As co-directors of the project, Sheila Brennan and I are really very honored by the award. The folks at NCPH are our people and understand the importance of our project goals and objectives in a way that non-public historians often do not.

As a result of the award, we’ve had the opportunity to write up the project:

Both of these posts make clear the degree to which the project’s design and implementation were shaped by the content and the needs of our users.

We’re also committed to helping other public historians embark upon similar kinds of projects. Sheila wrote a very helpful “How did they do that?” post when the site launched last year.

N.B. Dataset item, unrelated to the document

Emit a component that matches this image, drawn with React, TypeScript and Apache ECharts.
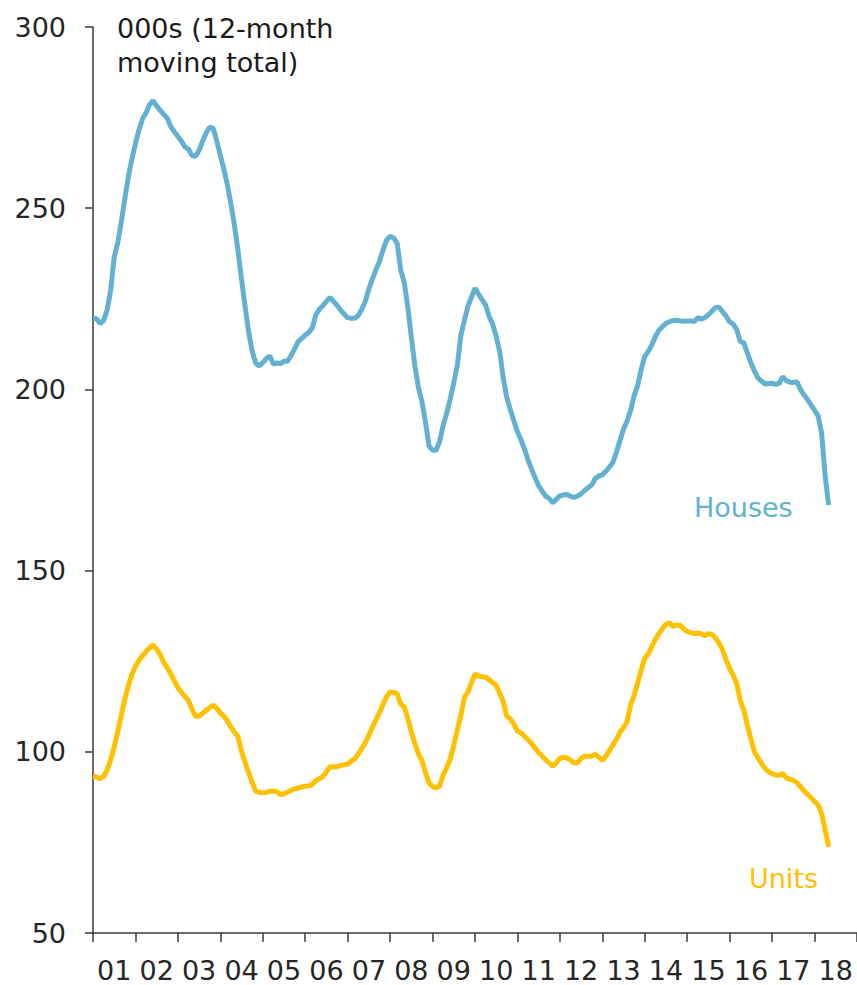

The next step in our work on the project is to publish a more formal guide to doing similar kinds of sites. Writing these kinds of guides has been standard practice with RRCHNM’s public history work for a long time now. For instance in 2008 when we finished the live events that accompanied the Object of History project, we produced a document for public history organizations who might want to create similar object-centric learning experiences (pdf). Next, we moved on to the Bracero History Archive, which won the NCPH Outstanding Public History Project award in 2010. That site also includes a guide to doing collaborative documentation (pdf).

All of these materials make clear that the planning and execution of successful digital public history work is equal parts technical and social. The nuts and bolts of how to set-up and shape a site are one thing–a thing that lots of people need help with. But, it seems to me that the more important thing is always the social–the testing, the collaboration, the outreach, the evaluation, and the sharing of the lessons learned.